Modele Pro działają przy wykorzystaniu najnowszej, czwartej generacji procesorów Samsung. Pierwsza generacja (MAX) użyta była w nośnikach SSD 470, drugiej (MBX) próżno było szukać w typowych dyskach konsumenckich, trzecią (MCX) znaleźć można wciąż w bardzo udanych i wydajnych pamięciach SSD 830, a najnowszą (MDX) wykorzystują właśnie nośniki 840 i 840 Pro. Kontroler dysponuje trzema rdzeniami ARM9 Cortex R4s i obsługuje szyfrowanie danych metodą AES-256, przy użyciu systemowego hasła założonego na BIOS.
Procek połączony jest z pamięcią cache LPDDR2 1066 MHz o pojemności 512 MB (dwukrotnie większa niż w poprzednim modelu). Przepustowość ogólna wzrosła o około 1/3.

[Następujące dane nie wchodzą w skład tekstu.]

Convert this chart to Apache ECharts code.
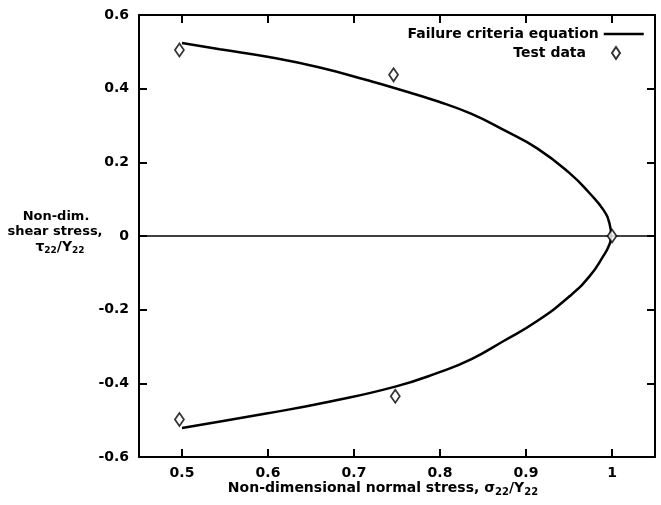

Najciekawsze różnice między wersją standardową a Pro leżą po stronie pamięci NAND. W pierwszym przypadku mamy do czynienia z pewną nowością, a mianowicie 21-nanometrową pamięcią Toggle-Mode 2.0 NAND TLC, która w praktyce jest odmianą pamięci MLC mieszczącą 3 bity pamięci w każdej komórce, zamiast dotychczasowych dwóch bitów.
W starszych pamięciach SLC mieliśmy do czynienia z dwoma stanami napięcia: 0 i 1. W pamięciach MLC mamy cztery stany (00, 01, 10 i 11), natomiast w przypadku pamięci TLC, które oferują trzy bity na każdą komórkę, mamy 8 stanów napięcia (000, 001, 010, 100, 011, 101, 110 i 111). W praktyce dla użytkowników oznacza to niższą cenę zakupu dysku o danej pojemności. Tak jak wspomnieliśmy wcześniej, pamięci tego typu zostały użyte w modelu SSD 840, ale nie w 840 Pro, który wciąż ma MLC NAND.
Czy w rzeczywistości jest to problem? Okazuje się, że nie. 21-nanometrowe pamięci MLC są w tym przypadku sprawdzonym i przez to bardziej godnym zaufania rozwiązaniem, a to przecież liczy się najbardziej. Wydajność transferu tak naprawdę nie ma tutaj nic do rzeczy - opisywany nośnik jest jednym z najszybszych na rynku, a w przypadku operacji prowadzonych na małych plikach i skompresowanych danych Samsung SSD 840 Pro może być prawdziwym wzorem do naśladowania dla konkurencji. Dysk jest świetny nie tylko w teorii, ale też w praktyce.
Całkowita pojemność kości pamięci to 256 GB (8 x 32 GB), natomiast standardowa przestrzeń zarezerwowana dla celów konserwacyjnych (np. wymiana komórek pamięci) to ok. 6,8%. Realnie, po formatowaniu NTFS, użytkownik będzie miał do czynienia z pojemnością ok. 238,5 GB. Dla entuzjastów przewidziana została możliwość zmiany rozmiaru przestrzeni zapasowej. Dokonać możemy tego w bezpłatnym oprogramowaniu Samsung SSD Magician. Przy okazji zoptymalizujemy tu działanie systemu oraz samego nośnika.
Dysk zamknięty jest w świetnie wykonanej metalowej obudowie o profilu 7 mm, a więc wykorzystać możemy go również w ultrabookach. W czasie pracy nie nagrzewa się zanadto. Tak naprawdę po zakończeniu kilkugodzinnych testów jego obudowa pozostawała wciąż chłodna w dotyku. W czasie spoczynku odnotowaliśmy zużycie prądu wynoszące ok. 0,3 W, a w czasie maksymalnej aktywności (zapis sekwencyjny) ok. 2,9 W.